In this way, SR 27 tees up a second resolution that Casperson introduced: SR 28, another pro-mining measure that met with unanimous approval. In this resolution, the Senate expresses its unqualified “support for the renewed growth of mining in Michigan.”

This is not just boosterism or servile flattery. SR 28 actually serves a couple of important political functions.

First, it burnishes Casperson’s legislative track record at no political cost. Down the road, he can and probably will claim some responsibility for the jobs that mining companies create in the UP.

Second, SR 28 establishes legislative precedent. Casperson and others can point to this resolution and the unanimous support it received when introducing other pro-mining legislation or when confronted with challenges to mining projects already underway. Interviewed about the bill, Casperson made this explicit: “we will work to remove any remaining barriers that could inhibit the continued growth of responsible mining interests in Michigan.” No barriers to continued growth: but still, somehow, “responsible,” as if responsibility can be had without limits.

The barriers to growth Casperson has in mind are, first and foremost, the flimsy ones upheld, but barely, by the EPA in the face of the new mining boom.

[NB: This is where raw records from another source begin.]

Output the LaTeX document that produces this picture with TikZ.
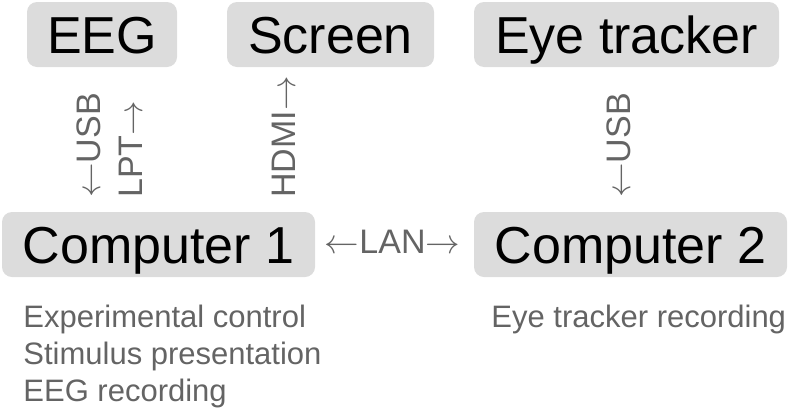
\documentclass[tikz,border=0pt]{standalone}
\usepackage{fontspec}
\setmainfont{Liberation Sans}
\definecolor{boxgray}{RGB}{220,220,220}
\definecolor{labelgray}{RGB}{100,100,100}
\begin{document}
\begin{tikzpicture}[x=0.5pt,y=-0.5pt,
  device/.style={fill=boxgray,rounded corners=5pt,inner sep=0pt,minimum height=32.5pt,
    text height=18.6pt,text depth=0pt,font=\fontsize{26}{30}\selectfont},
  link/.style={text=labelgray,inner sep=0pt,font=\fontsize{17}{20}\selectfont},
  task/.style={text=labelgray,inner sep=0pt,align=left,anchor=north west,
    font=\fontsize{15.5}{18.5}\selectfont}]
\useasboundingbox (0,0) rectangle (790,413);
\node[device,minimum width=75pt] (eeg) at (102,34.5) {EEG};
\node[device,minimum width=103.5pt] (screen) at (330.5,34.5) {Screen};
\node[device,minimum width=152.5pt] (tracker) at (626.5,34.5) {Eye tracker};
\node[device,minimum width=156.5pt] (pc1) at (158.5,244.5) {Computer 1};
\node[device,minimum width=156.5pt] (pc2) at (630.5,244.5) {Computer 2};
\node[link,rotate=90,anchor=base west] (usb1) at (100,198) {$\leftarrow$USB};
\node[link,rotate=90,anchor=base west] (lpt) at (142,198) {LPT$\rightarrow$};
\node[link,rotate=90,anchor=base west] (hdmi) at (295,198) {HDMI$\rightarrow$};
\node[link,rotate=90,anchor=base west] (usb2) at (630,198) {$\leftarrow$USB};
\node[link,anchor=base] (lan) at (392.5,253) {$\leftarrow$LAN$\rightarrow$};
\node[task] (tasks1) at (23,305) {Experimental control\\Stimulus presentation\\EEG recording};
\node[task] (tasks2) at (491,305) {Eye tracker recording};
\end{tikzpicture}
\end{document}
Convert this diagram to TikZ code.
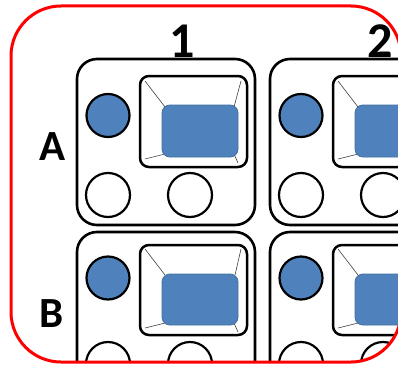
\documentclass[tikz,border=0pt]{standalone}
\usepackage{fontspec}
\setmainfont{Carlito}
\definecolor{wellblue}{HTML}{4F81BD}
\definecolor{welledge}{HTML}{41719C}
\begin{document}
\begin{tikzpicture}[x=1pt,y=-1pt,
  outerbox/.style={draw=black,line width=2.6pt,rounded corners=20pt,fill=white},
  innerbox/.style={draw=black,line width=2.5pt,rounded corners=9pt},
  bluewell/.style={draw=welledge,line width=0.8pt,fill=wellblue,rounded corners=8pt},
  bluedot/.style={draw=black,line width=2.2pt,fill=wellblue},
  emptydot/.style={draw=black,line width=2.2pt,fill=white},
  bevel/.style={draw=black!75,line width=0.6pt},
  digitlbl/.style={font=\bfseries\fontsize{50}{50}\selectfont,inner sep=0pt,anchor=base},
  letterlbl/.style={font=\bfseries\fontsize{43}{43}\selectfont,inner sep=0pt,anchor=base}]
\useasboundingbox (0,0) rectangle (398,369);
\begin{scope}
\clip[rounded corners=50pt] (11,6) rectangle (401,362);
\foreach \dx in {0,193}{
  \begin{scope}[xshift=\dx pt]
    % row A
    \draw[outerbox] (77,59) rectangle (255,225);
    \draw[bluedot] (108,115.5) circle[radius=21.5];
    \draw[innerbox] (140,76) rectangle (247,167);
    \draw[bevel] (145,81) -- (165,107);
    \draw[bevel] (241,81) -- (234,107);
    \draw[bevel] (145,159) -- (165,154);
    \draw[bevel] (234,154) -- (238,163);
    \draw[bluewell] (162,105) rectangle (238,157);
    \draw[emptydot] (108,195) circle[radius=22];
    \draw[emptydot] (190,195) circle[radius=22];
    % row B
    \draw[outerbox] (77,232) rectangle (255,400);
    \draw[bluedot] (108,278) circle[radius=21.5];
    \draw[innerbox] (140,245) rectangle (247,335);
    \draw[bevel] (145,249) -- (165,275);
    \draw[bevel] (241,249) -- (235,275);
    \draw[bevel] (145,328) -- (165,323);
    \draw[bevel] (234,323) -- (238,332);
    \draw[bluewell] (162,274) rectangle (238,325);
    \draw[emptydot] (108,364) circle[radius=22];
    \draw[emptydot] (190,364) circle[radius=22];
  \end{scope}
}
\node[digitlbl] (col1) at (182,57) {1};
\node[digitlbl] (col2) at (380,57) {2};
\node[letterlbl] (rowA) at (53,160) {A};
\node[letterlbl] (rowB) at (52,327) {B};
\end{scope}
\draw[red,line width=3pt,rounded corners=50pt] (11,6) rectangle (401,362);
\end{tikzpicture}
\end{document}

The federal agency has not prevented any mining projects in Michigan; but it has so far been the primary obstacle to the building of CR 595, which was originally planned as a haul route for Lundin’s Eagle Mine. The EPA entered and then upheld its objections to construction of the road, and denied the Michigan Department of Environmental Quality authority to permit the road. (The US Army Corps of Engineers along with the US Fish and Wildlife Service had also entered objections.)

Casperson elsewhere has tried to cast this as a standoff between state sovereignty and federal government intrusion. Now, with SR 28, Senator Casperson has enlisted the full body of the Michigan Senate in his crusade to cut that haul road through the Michigan wilderness, and show big government what’s what in Michigan. (He’s been on similar state-sovereignty kicks to reinstate wolf-hunts — which caused him some embarrassment when he was caught fabricating stories of children being stalked by wolves — and to prevent the limiting of emissions from wood-burning stoves by the EPA.)

Casperson is now colluding with the Marquette County Road Commission to sue the EPA over CR 595. So far, the Road Commission and affiliated CR 595 die-hards have created a 501c4 non-profit organization called Stand U.P., which says it will raise $500,000 to cover the lawsuit. But there’s no reason to stop there. As a 501c4, Stand U.P. can fund the EPA lawsuit as well as a broad range of activities in the name of improving the “social welfare” — a concept even the IRS calls “abstruse” and lacking any clear definition. 501c4 organizations are not required to disclose the names of donors, but Brian Cabell figures “it’s safe to say” that the money for Stand U.P. won’t come in “$5 contributions or bake sales or lemonade stands. It’s mostly corporate money.”

Even if the EPA lawsuit fails, then, there is little to prevent Stand U.P. from becoming (unless it already is) a trough of dark money. No wonder the Senator is eager to celebrate mining’s return to the Upper Peninsula.